## Exercise
Without the pictures, extract every line from the start of the material to the line containing "const PLOT_W = 623;", both ends included.

## Recorded data
________________________________________

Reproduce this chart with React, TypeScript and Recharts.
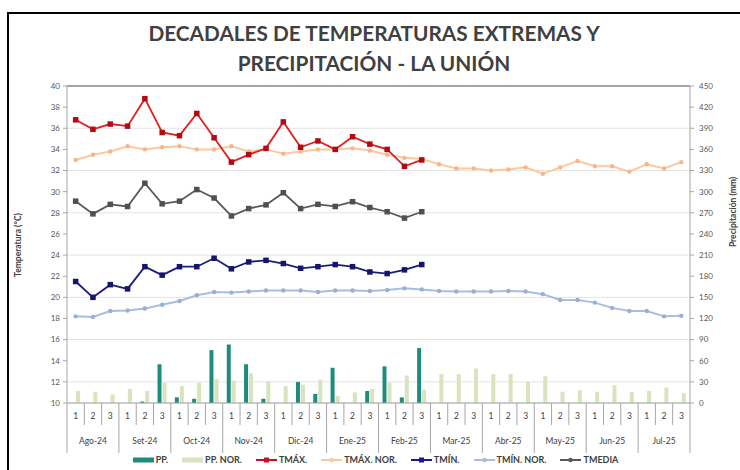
import React from 'react';
import {
  ComposedChart, Bar, Line, XAxis, YAxis, CartesianGrid, ReferenceLine,
} from 'recharts';

const months = ['Ago-24', 'Set-24', 'Oct-24', 'Nov-24', 'Dic-24', 'Ene-25', 'Feb-25', 'Mar-25', 'Abr-25', 'May-25', 'Jun-25', 'Jul-25'];
const decades = ['1', '2', '3'];

const tmax = [36.8, 35.9, 36.4, 36.2, 38.8, 35.6, 35.3, 37.4, 35.1, 32.8, 33.5, 34.1, 36.6, 34.2, 34.8, 34.0, 35.2, 34.5, 34.0, 32.4, 33.0];
const tmaxNor = [33.0, 33.5, 33.8, 34.3, 34.0, 34.2, 34.3, 34.0, 34.0, 34.3, 33.8, 34.0, 33.6, 33.8, 34.0, 34.0, 34.1, 33.9, 33.5, 33.2, 33.1, 32.6, 32.2, 32.2, 32.0, 32.1, 32.3, 31.7, 32.3, 32.9, 32.4, 32.4, 31.9, 32.6, 32.2, 32.8];
const tmedia = [29.1, 27.9, 28.8, 28.6, 30.8, 28.85, 29.1, 30.2, 29.4, 27.7, 28.4, 28.75, 29.9, 28.4, 28.8, 28.6, 29.05, 28.5, 28.1, 27.5, 28.1];
const tmin = [21.5, 20.0, 21.2, 20.8, 22.9, 22.1, 22.9, 22.9, 23.7, 22.7, 23.35, 23.5, 23.2, 22.75, 22.9, 23.1, 22.9, 22.4, 22.25, 22.6, 23.1];
const tminNor = [18.2, 18.15, 18.7, 18.75, 18.95, 19.3, 19.65, 20.2, 20.5, 20.45, 20.55, 20.65, 20.65, 20.65, 20.5, 20.65, 20.65, 20.6, 20.7, 20.85, 20.75, 20.6, 20.55, 20.55, 20.55, 20.6, 20.55, 20.3, 19.75, 19.75, 19.5, 19.0, 18.7, 18.7, 18.2, 18.25];
const pp = [0, 0, 0, 0, 2, 55, 8, 6, 75, 83, 55, 6, 0, 30, 13, 50, 0, 17, 52, 8, 78];
const ppNor = [17, 16, 12, 20, 17, 29, 24, 29, 34, 32, 42, 31, 24, 26, 33, 10, 15, 20, 29, 39, 19, 41, 41, 49, 41, 41, 30, 38, 16, 18, 16, 25, 16, 17, 22, 14];

const tempTicks = [10, 12, 14, 16, 18, 20, 22, 24, 26, 28, 30, 32, 34, 36, 38, 40];
const ppTicks = [0, 30, 60, 90, 120, 150, 180, 210, 240, 270, 300, 330, 360, 390, 420, 450];

const data = months.flatMap((m, mi) =>
  decades.map((d, di) => {
    const i = mi * 3 + di;
    return {
      key: `${m}-${d}`,
      month: m,
      dec: d,
      tmax: tmax[i] ?? null,
      tmaxNor: tmaxNor[i] ?? null,
      tmedia: tmedia[i] ?? null,
      tmin: tmin[i] ?? null,
      tminNor: tminNor[i] ?? null,
      pp: pp[i] ?? null,
      ppNor: ppNor[i] ?? null,
    };
  })
);

const FONT = 'Lato, "Open Sans", sans-serif';
const N = data.length;
const PLOT_W = 623;

const squareDot = (fill: string, size: number) => (props: any) => {
  const { cx, cy, index } = props;
  if (cx == null || cy == null) return <g key={`e${index}`} />;
  return <rect key={`d${index}`} x={cx - size / 2} y={cy - size / 2} width={size} height={size} fill={fill} />;
};
const circleDot = (fill: string, r: number) => (props: any) => {
  const { cx, cy, index } = props;
  if (cx == null || cy == null) return <g key={`e${index}`} />;
  return <circle key={`d${index}`} cx={cx} cy={cy} r={r} fill={fill} />;
};

const CatTick = (props: any) => {
  const { x, y, payload, index } = props;
  const half = payload && payload.offset ? payload.offset : PLOT_W / N / 2;
  const item = data[index] || data[0];
  const di = decades.indexOf(item.dec);
  const sepColor = '#A6A6A6';
  return (
    <g>
      <line x1={x - half} x2={x - half} y1={y} y2={y + (di === 0 ? 50 : 22)} stroke={sepColor} strokeWidth={1} />
      {index === N - 1 && (
        <line x1={x + half} x2={x + half} y1={y} y2={y + 50} stroke={sepColor} strokeWidth={1} />
      )}
      <text x={x} y={y + 16} textAnchor="middle" fontSize={8.5} fill="#404040" fontFamily={FONT}>{item.dec}</text>
      {di === 1 && (
        <text x={x} y={y + 41} textAnchor="middle" fontSize={8.5} fill="#404040" fontFamily={FONT}>{item.month}</text>
      )}
    </g>
  );
};

const LegendItem = ({ kind, color, marker, label }: any) => (
  <div style={{ display: 'flex', alignItems: 'center', marginRight: 14 }}>
    <svg width={21} height={8} style={{ marginRight: 2 }}>
      {kind === 'bar' ? (
        <rect x={0} y={1.5} width={21} height={5} fill={color} />
      ) : (
        <g>
          <line x1={0} x2={21} y1={4} y2={4} stroke={color} strokeWidth={2} />
          {marker === 'square' ? (
            <rect x={8} y={1.5} width={5} height={5} fill={color} />
          ) : (
            <circle cx={10.5} cy={4} r={2.2} fill={color} />
          )}
        </g>
      )}
    </svg>
    <span>{label}</span>
  </div>
);

export default function App() {
  return (
    <div style={{ position: 'fixed', left: 0, top: 0, width: 740, height: 470, overflow: 'hidden', background: '#fff' }}>
      <div style={{ position: 'absolute', left: 7, top: 12, width: 760, height: 490, border: '2px solid #000', boxSizing: 'border-box' }} />
      <div style={{ position: 'absolute', left: 0, top: 18, width: 748, textAlign: 'center', fontFamily: FONT, fontWeight: 700, fontSize: 20.8, lineHeight: '30px', color: '#404040' }}>
        DECADALES DE TEMPERATURAS EXTREMAS Y<br />PRECIPITACIÓN - LA UNIÓN
      </div>
      <div style={{ position: 'absolute', left: 0, top: 0 }}>
        <ComposedChart width={740} height={470} data={data} margin={{ top: 86, right: 0, bottom: 12, left: 0 }} barGap={1} barSize={4}>
          <CartesianGrid vertical={false} stroke="#E3E3E3" yAxisId="left" />
          <XAxis dataKey="key" interval={0} tick={<CatTick />} tickLine={false} tickSize={0} tickMargin={0} height={55} axisLine={{ stroke: '#A6A6A6' }} />
          <YAxis yAxisId="left" domain={[10, 40]} ticks={tempTicks} width={67} tickSize={4} tickMargin={3}
            tick={{ fontSize: 8, fill: '#595959', fontFamily: FONT }} axisLine={{ stroke: '#A6A6A6' }} tickLine={{ stroke: '#A6A6A6' }} allowDataOverflow />
          <YAxis yAxisId="right" orientation="right" domain={[0, 450]} ticks={ppTicks} width={50} tickSize={4} tickMargin={5}
            tick={{ fontSize: 8, fill: '#595959', fontFamily: FONT }} axisLine={{ stroke: '#A6A6A6' }} tickLine={{ stroke: '#A6A6A6' }} />
          <ReferenceLine yAxisId="left" y={40} stroke="#8C8C8C" strokeWidth={1.5} />
          <Bar yAxisId="right" dataKey="pp" fill="#1D8C7C" isAnimationActive={false} />
          <Bar yAxisId="right" dataKey="ppNor" fill="#D7E4BD" isAnimationActive={false} />
          <Line yAxisId="left" dataKey="tmaxNor" stroke="#FBC9A0" strokeWidth={2} dot={circleDot('#F6B68A', 2.2)} isAnimationActive={false} />
          <Line yAxisId="left" dataKey="tminNor" stroke="#A9BEDF" strokeWidth={2} dot={circleDot('#98B0D6', 2.2)} isAnimationActive={false} />
          <Line yAxisId="left" dataKey="tmax" stroke="#E0201E" strokeWidth={1.8} dot={squareDot('#B00A14', 5.5)} isAnimationActive={false} />
          <Line yAxisId="left" dataKey="tmedia" stroke="#595959" strokeWidth={1.8} dot={squareDot('#505050', 5.5)} isAnimationActive={false} />
          <Line yAxisId="left" dataKey="tmin" stroke="#1C1C80" strokeWidth={1.8} dot={squareDot('#15156A', 5.5)} isAnimationActive={false} />
        </ComposedChart>
      </div>
      <div style={{ position: 'absolute', left: 18, top: 245, transform: 'translate(-50%, -50%) rotate(-90deg)', fontFamily: FONT, fontWeight: 700, fontSize: 8.5, color: '#404040', whiteSpace: 'nowrap' }}>
        Temperatura (°C)
      </div>
      <div style={{ position: 'absolute', left: 733, top: 212, transform: 'translate(-50%, -50%) rotate(-90deg)', fontFamily: FONT, fontWeight: 700, fontSize: 8.5, color: '#404040', whiteSpace: 'nowrap' }}>
        Precipitación (mm)
      </div>
      <div style={{ position: 'absolute', left: 0, top: 454, width: 765, display: 'flex', justifyContent: 'center', fontFamily: FONT, fontWeight: 700, fontSize: 9, color: '#404040', lineHeight: '12px' }}>
        <LegendItem kind="bar" color="#1D8C7C" label="PP." />
        <LegendItem kind="bar" color="#D7E4BD" label="PP. NOR." />
        <LegendItem kind="line" color="#C8101A" marker="square" label="TMÁX." />
        <LegendItem kind="line" color="#FBC9A0" marker="circle" label="TMÁX. NOR." />
        <LegendItem kind="line" color="#1C1C80" marker="square" label="TMÍN." />
        <LegendItem kind="line" color="#A9BEDF" marker="circle" label="TMÍN. NOR." />
        <LegendItem kind="line" color="#595959" marker="circle" label="TMEDIA" />
      </div>
    </div>
  );
}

________________________________________

## Response to this exercise
Reproduce this chart with React, TypeScript and Recharts.
import React from 'react';
import {
  ComposedChart, Bar, Line, XAxis, YAxis, CartesianGrid, ReferenceLine,
} from 'recharts';

const months = ['Ago-24', 'Set-24', 'Oct-24', 'Nov-24', 'Dic-24', 'Ene-25', 'Feb-25', 'Mar-25', 'Abr-25', 'May-25', 'Jun-25', 'Jul-25'];
const decades = ['1', '2', '3'];

const tmax = [36.8, 35.9, 36.4, 36.2, 38.8, 35.6, 35.3, 37.4, 35.1, 32.8, 33.5, 34.1, 36.6, 34.2, 34.8, 34.0, 35.2, 34.5, 34.0, 32.4, 33.0];
const tmaxNor = [33.0, 33.5, 33.8, 34.3, 34.0, 34.2, 34.3, 34.0, 34.0, 34.3, 33.8, 34.0, 33.6, 33.8, 34.0, 34.0, 34.1, 33.9, 33.5, 33.2, 33.1, 32.6, 32.2, 32.2, 32.0, 32.1, 32.3, 31.7, 32.3, 32.9, 32.4, 32.4, 31.9, 32.6, 32.2, 32.8];
const tmedia = [29.1, 27.9, 28.8, 28.6, 30.8, 28.85, 29.1, 30.2, 29.4, 27.7, 28.4, 28.75, 29.9, 28.4, 28.8, 28.6, 29.05, 28.5, 28.1, 27.5, 28.1];
const tmin = [21.5, 20.0, 21.2, 20.8, 22.9, 22.1, 22.9, 22.9, 23.7, 22.7, 23.35, 23.5, 23.2, 22.75, 22.9, 23.1, 22.9, 22.4, 22.25, 22.6, 23.1];
const tminNor = [18.2, 18.15, 18.7, 18.75, 18.95, 19.3, 19.65, 20.2, 20.5, 20.45, 20.55, 20.65, 20.65, 20.65, 20.5, 20.65, 20.65, 20.6, 20.7, 20.85, 20.75, 20.6, 20.55, 20.55, 20.55, 20.6, 20.55, 20.3, 19.75, 19.75, 19.5, 19.0, 18.7, 18.7, 18.2, 18.25];
const pp = [0, 0, 0, 0, 2, 55, 8, 6, 75, 83, 55, 6, 0, 30, 13, 50, 0, 17, 52, 8, 78];
const ppNor = [17, 16, 12, 20, 17, 29, 24, 29, 34, 32, 42, 31, 24, 26, 33, 10, 15, 20, 29, 39, 19, 41, 41, 49, 41, 41, 30, 38, 16, 18, 16, 25, 16, 17, 22, 14];

const tempTicks = [10, 12, 14, 16, 18, 20, 22, 24, 26, 28, 30, 32, 34, 36, 38, 40];
const ppTicks = [0, 30, 60, 90, 120, 150, 180, 210, 240, 270, 300, 330, 360, 390, 420, 450];

const data = months.flatMap((m, mi) =>
  decades.map((d, di) => {
    const i = mi * 3 + di;
    return {
      key: `${m}-${d}`,
      month: m,
      dec: d,
      tmax: tmax[i] ?? null,
      tmaxNor: tmaxNor[i] ?? null,
      tmedia: tmedia[i] ?? null,
      tmin: tmin[i] ?? null,
      tminNor: tminNor[i] ?? null,
      pp: pp[i] ?? null,
      ppNor: ppNor[i] ?? null,
    };
  })
);

const FONT = 'Lato, "Open Sans", sans-serif';
const N = data.length;
const PLOT_W = 623;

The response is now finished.